## REQUIREMENT
Below is a listing. Gather each line of it that contains "drawn".

--- BEGIN DATASET EXTRACT ---

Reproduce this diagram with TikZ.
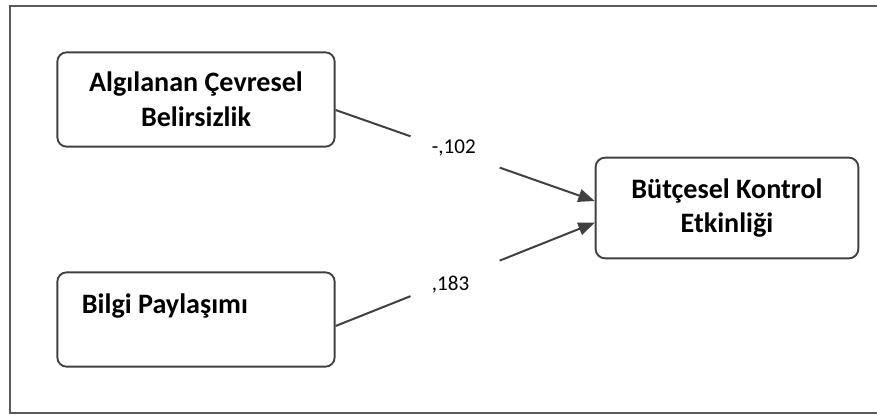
\documentclass[tikz,border=0pt]{standalone}
\usepackage{fontspec}
\setmainfont{Carlito}
\usetikzlibrary{arrows.meta,calc}
\definecolor{edge}{HTML}{404040}
\definecolor{frame}{HTML}{5A5A5A}
\begin{document}
\begin{tikzpicture}[x=0.03cm,y=-0.03cm,
  box/.style={draw=edge, line width=1.6pt, rounded corners=8, fill=white,
    inner sep=0pt, align=center, font=\fontsize{24}{29.5}\selectfont\bfseries},
  conn/.style={draw=edge, line width=1.7pt},
  tip/.style={-{Triangle[length=14pt,width=11pt]}},
  lab/.style={inner sep=0pt, anchor=base west, font=\fontsize{18}{22}\selectfont}]
\useasboundingbox (0,0) rectangle (877,414);
% open frame
\draw[frame, line width=1.7pt] (877,6) -- (10,6) -- (10,412.5) -- (877,412.5);
% boxes
\node[box, minimum width=8.32cm, minimum height=2.83cm] (b1) at (196,99.5)
  {Algılanan Çevresel\\Belirsizlik};
\node[box, minimum width=8.32cm, minimum height=2.83cm] (b2) at (196,319.5) {};
\node[inner sep=0pt, anchor=base west, font=\fontsize{24}{29.5}\selectfont\bfseries]
  (t2) at (81.7,313.3) {Bilgi Paylaşımı};
\node[box, minimum width=7.88cm, minimum height=3.02cm] (b3) at (727,208)
  {Bütçesel Kontrol\\Etkinliği};
% connectors
\coordinate (s1) at (b1.east |- 0,110);
\coordinate (e1) at (b3.west |- 0,201);
\coordinate (s2) at (b2.east |- 0,326);
\coordinate (e2) at (b3.west |- 0,222.7);
\draw[conn] (s1) -- ($(s1)!0.289!(e1)$);
\draw[conn,tip] ($(s1)!0.633!(e1)$) -- (e1);
\draw[conn] (s2) -- ($(s2)!0.289!(e2)$);
\draw[conn,tip] ($(s2)!0.633!(e2)$) -- (e2);
% labels
\node[lab] (l1) at (431.7,153.3) {-,102};
\node[lab] (l2) at (431.7,290) {,183};
\end{tikzpicture}
\end{document}
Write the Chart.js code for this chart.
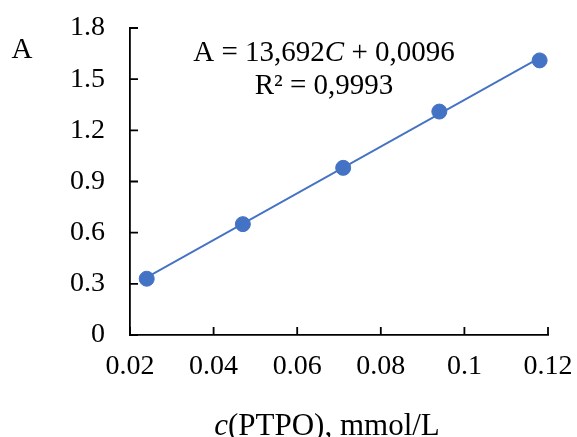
<!DOCTYPE html>
<html>
<head>
<meta charset="utf-8">
<script src="https://cdn.jsdelivr.net/npm/chart.js@4"></script>
<style>
  html, body { margin: 0; padding: 0; background: #fff; }
  #wrap { width: 577px; height: 437px; }
</style>
</head>
<body>
<div id="wrap"><canvas id="c"></canvas></div>
<script>
// measured points, c(PTPO) in mmol/L vs absorbance
const concentration = [0.024, 0.047, 0.071, 0.094, 0.118];
const absorbance = [0.33, 0.65, 0.98, 1.31, 1.61];

// trend line end points as drawn
const trendX = [0.024, 0.118];
const trendY = [0.338, 1.625];

const xTicks = [0.02, 0.04, 0.06, 0.08, 0.1, 0.12];
const yTicks = [0, 0.3, 0.6, 0.9, 1.2, 1.5, 1.8];

const BLUE = '#4472C4';
const FONT = '"Liberation Serif", "Times New Roman", serif';
const SIZE = 28;

// inward ticks + equation + axis titles
const extras = {
    id: 'extras',
    afterDraw(chart) {
        const ctx = chart.ctx;
        const x = chart.scales.x, y = chart.scales.y;
        const area = chart.chartArea;
        ctx.save();
        ctx.strokeStyle = '#000';
        ctx.lineWidth = 1.8;
        ctx.beginPath();
        xTicks.forEach(v => {
            const px = x.getPixelForValue(v);
            ctx.moveTo(px, area.bottom);
            ctx.lineTo(px, area.bottom - 8);
        });
        yTicks.forEach(v => {
            const py = y.getPixelForValue(v);
            ctx.moveTo(area.left, py);
            ctx.lineTo(area.left + 8, py);
        });
        ctx.stroke();

        ctx.fillStyle = '#000';
        ctx.textBaseline = 'alphabetic';

        // helper for mixed italic text, centred on cx
        const runs = (parts, cx, by, size) => {
            let w = 0;
            parts.forEach(p => {
                ctx.font = (p.i ? 'italic ' : '') + size + 'px ' + FONT;
                p.w = ctx.measureText(p.t).width;
                w += p.w;
            });
            let sx = cx - w / 2;
            ctx.textAlign = 'left';
            parts.forEach(p => {
                ctx.font = (p.i ? 'italic ' : '') + size + 'px ' + FONT;
                ctx.fillText(p.t, sx, by);
                sx += p.w;
            });
        };

        runs([{ t: 'A = 13,692' }, { t: 'C', i: true }, { t: ' + 0,0096' }], 324, 61, 29);
        runs([{ t: 'R² = 0,9993' }], 324, 94, 29);
        runs([{ t: 'c', i: true }, { t: '(PTPO), mmol/L' }], 327, 435, 31);
        runs([{ t: 'A' }], 22, 58, 29);
        ctx.restore();
    }
};

new Chart(document.getElementById('c'), {
    type: 'scatter',
    data: {
        datasets: [
            {
                type: 'line',
                data: trendX.map((v, i) => ({ x: v, y: trendY[i] })),
                borderColor: BLUE,
                borderWidth: 1.8,
                pointRadius: 0,
                fill: false
            },
            {
                data: concentration.map((v, i) => ({ x: v, y: absorbance[i] })),
                backgroundColor: BLUE,
                borderColor: BLUE,
                pointRadius: 7.5,
                pointHoverRadius: 7.5
            }
        ]
    },
    options: {
        responsive: true,
        maintainAspectRatio: false,
        animation: false,
        events: [],
        layout: { padding: { top: 28, right: 29, left: 0, bottom: 0 } },
        plugins: { legend: { display: false }, tooltip: { enabled: false } },
        scales: {
            x: {
                type: 'linear',
                min: 0.02,
                max: 0.12,
                afterBuildTicks: s => { s.ticks = xTicks.map(v => ({ value: v })); },
                afterFit: s => { s.height = 102; s.paddingLeft = 0; s.paddingRight = 0; },
                grid: { drawOnChartArea: false, drawTicks: false },
                border: { display: true, color: '#000', width: 1.8 },
                ticks: {
                    padding: 15,
                    color: '#000',
                    font: { family: FONT, size: SIZE },
                    callback: v => String(+v.toFixed(2))
                }
            },
            y: {
                min: 0,
                max: 1.8,
                afterBuildTicks: s => { s.ticks = yTicks.map(v => ({ value: v })); },
                afterFit: s => { s.width = 130; s.paddingTop = 0; s.paddingBottom = 0; },
                grid: { drawOnChartArea: false, drawTicks: false },
                border: { display: true, color: '#000', width: 1.8 },
                ticks: {
                    padding: 25,
                    color: '#000',
                    font: { family: FONT, size: SIZE },
                    callback: v => String(+v.toFixed(1))
                }
            }
        }
    },
    plugins: [extras]
});
</script>
</body>
</html>
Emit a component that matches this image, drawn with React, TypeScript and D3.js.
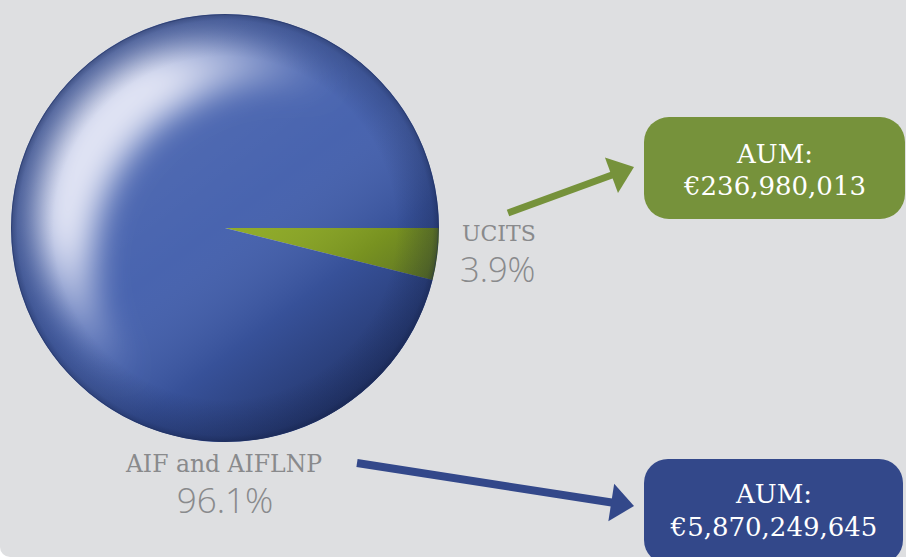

--- END DATASET EXTRACT ---

## TASK SOLUTION
// trend line end points as drawn
Emit a component that matches this image, drawn with React, TypeScript and D3.js.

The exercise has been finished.